Keywords: headlines, posters, logos, sports branding, game ui, futuristic, techno, industrial, modular, assertive, tech branding, display impact, graphic texture, modular system, rounded corners, stencil cuts, inset notches, geometric, compact spacing.
A geometric sans with heavy, uniform strokes and generously rounded outer corners. Many letters include consistent horizontal cut-ins or inset notches that create a pseudo-stencil/segmented look, often reading as a narrow band slicing through the counters or joins. Forms skew rectangular and modular, with squared bowls, flattened curves, and simplified terminals; diagonals in A, V, W, X, and Y are sharp and clean. The lowercase follows the same engineered construction with single-storey a and g, and numerals are similarly squared with rounded corners, maintaining a tight, high-impact silhouette.
Works best for short, high-visibility typography such as posters, event titles, product marks, esports or sports identities, and tech-themed packaging. It can also suit UI labels or display signage where the segmented styling becomes a recognizable graphic signature, especially at medium to large sizes.
The repeated internal breaks and rounded-rect geometry give the face a sci‑fi, machine-made tone that feels engineered and contemporary. It suggests technology, robotics, gaming, and synthetic interfaces—confident and slightly aggressive, with a purposeful “cut” motif that adds motion and grit.

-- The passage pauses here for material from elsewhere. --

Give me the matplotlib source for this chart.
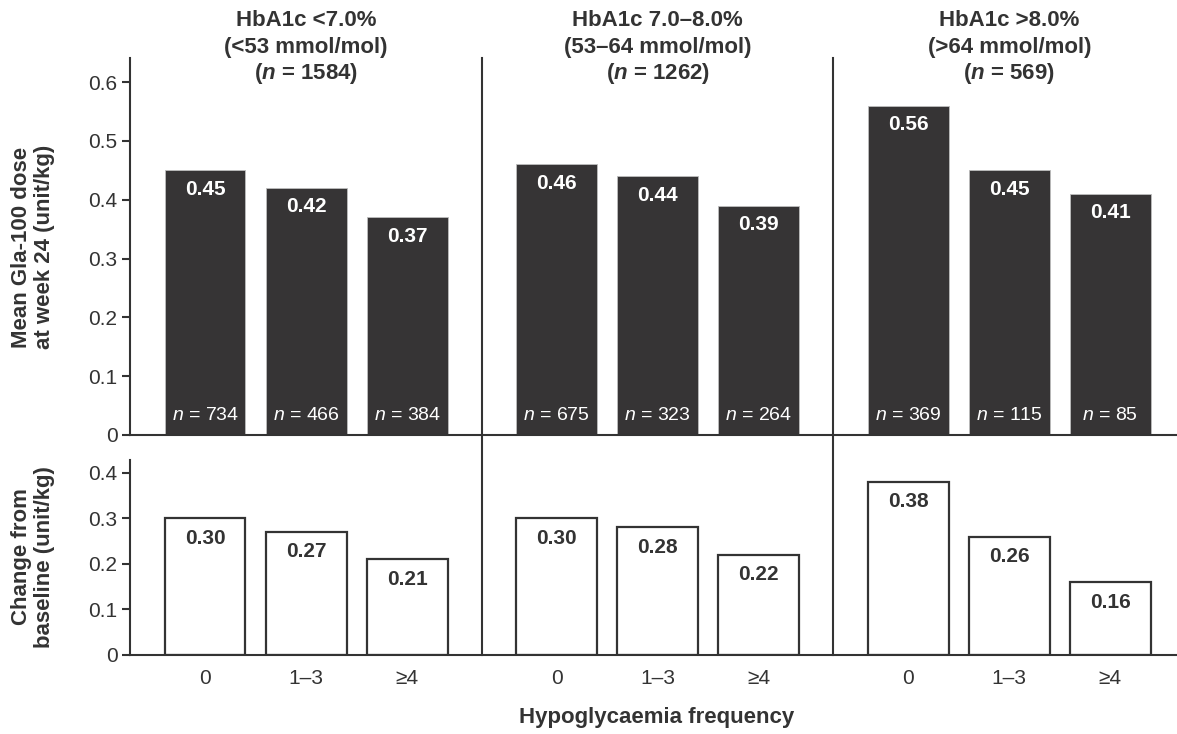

The design appears intended to merge a clean geometric sans skeleton with a distinctive, repeatable cutline detail that reads like a stencil or machined joint. The goal is likely a strong display face that feels contemporary and technical while remaining systematic and consistent across caps, lowercase, and figures.
In text settings the horizontal cut-ins become a prominent pattern, producing a strong visual rhythm and a distinctly branded texture. The wide proportions and closed, rectangular counters can make long passages feel dense, while headlines benefit from the font’s cohesive modular system.